The Night Out List...

    Not everyone has one of these, but this is one of my regular lists. The Night Out list! This list is a must have if your a female who likes to make themselves look like a shiny new tree ornament before going out to attract some male attention.  

  • Hair appointment
  • Tan
  • Outfit
  • Shoes
  • Nail appointment
  • Shape up nickers ( Bridgette Jones's )
and so on...
   This is the list that grows. First it starts with times of appointment, places to meet your mates and that's where the night out list stops and the shopping list starts. You realize you have no costume jewelry to match the new dress or shoes you bought, your nail varnish has turned into a congealed clot at the bottom of the varnish pot so you need a replacement, then you need wine and refreshments while you get ready, so you go shopping. 
   Although you have this list, you didn't get the memo from God about all the problems that face you during your night out.
   
The Night Out
    You make all your appointments in time, your looking your best, feeling confident and excited about the night ahead. Your friends all meet you where they are supposed to and that's when you start to drink, gossip, dance and eye up the talent in the club.
   You get tipsy and as the night goes on you forget who you are and become (in your mind) the worlds best supermodel! You enter the toilet to get rid of the copious amounts of alcohol you've drank and stored in your bladder. Upon leaving the toilet cubicle with your skirt/dress tucked in your Bridgette Jones's (which used to be white but have turned grey in a dark wash) and tissue stuck to the bottom of your shoe, you realize you need to re-apply your lipstick and eyeliner. Your brain tells your hand to colour the whole of your eyelid in with your eyeliner and put your lippy on trying hard to stay in the lines like a 4 year old. For obvious reasons all your efforts don't pay off and you walk out the toilet and back to the dance floor looking like Heath Ledger's Joker. 
      People walk over and tell you about the tissue trailing behind your every step, but fail to tell you about your wardrobe malfunction or makeup looking like it was flung at your face by a monkey while trapped in the enclosure at a zoo, so you carry on walking round looking like you've been dragged through a jungle backwards.
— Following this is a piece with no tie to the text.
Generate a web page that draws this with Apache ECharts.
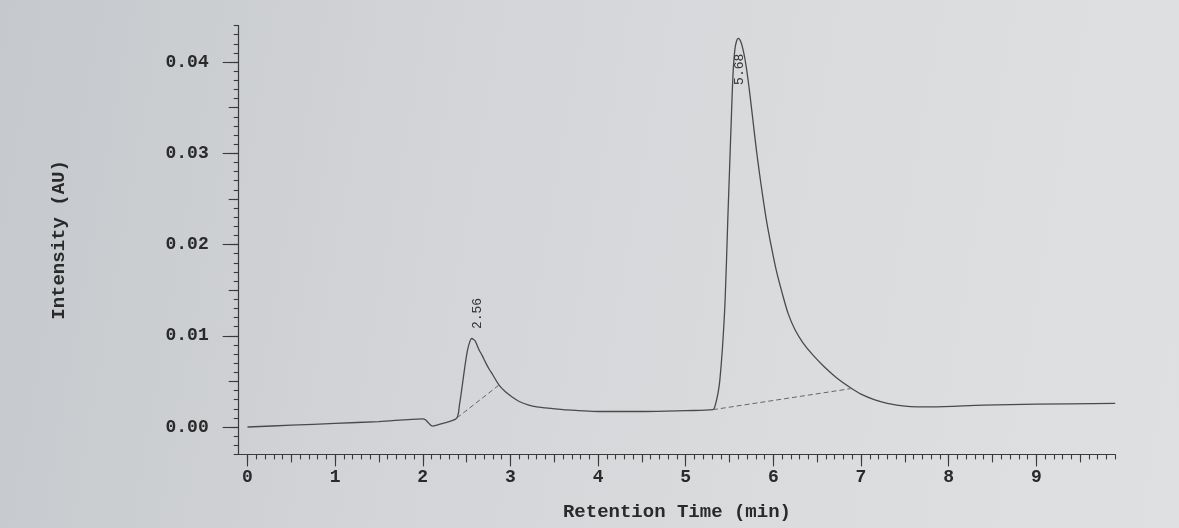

   You take loads of pictures like your the paparazzi to document your night out in case you suffer a blackout from alcohol poisoning the next day. You leave the club then you drag yourself in a taxi while shoving a garlic mayo Donner Kebab down your throat and start dozing off with your face planted firmly inside the flaps of the pitta bread. You then get woken up to a £30 taxi fare, when its normally £10, and your skirts over your head because the taxi took you up a road with loads of speed bumps and you've been knocked about the cab like you've been in the ring with Mike Tyson.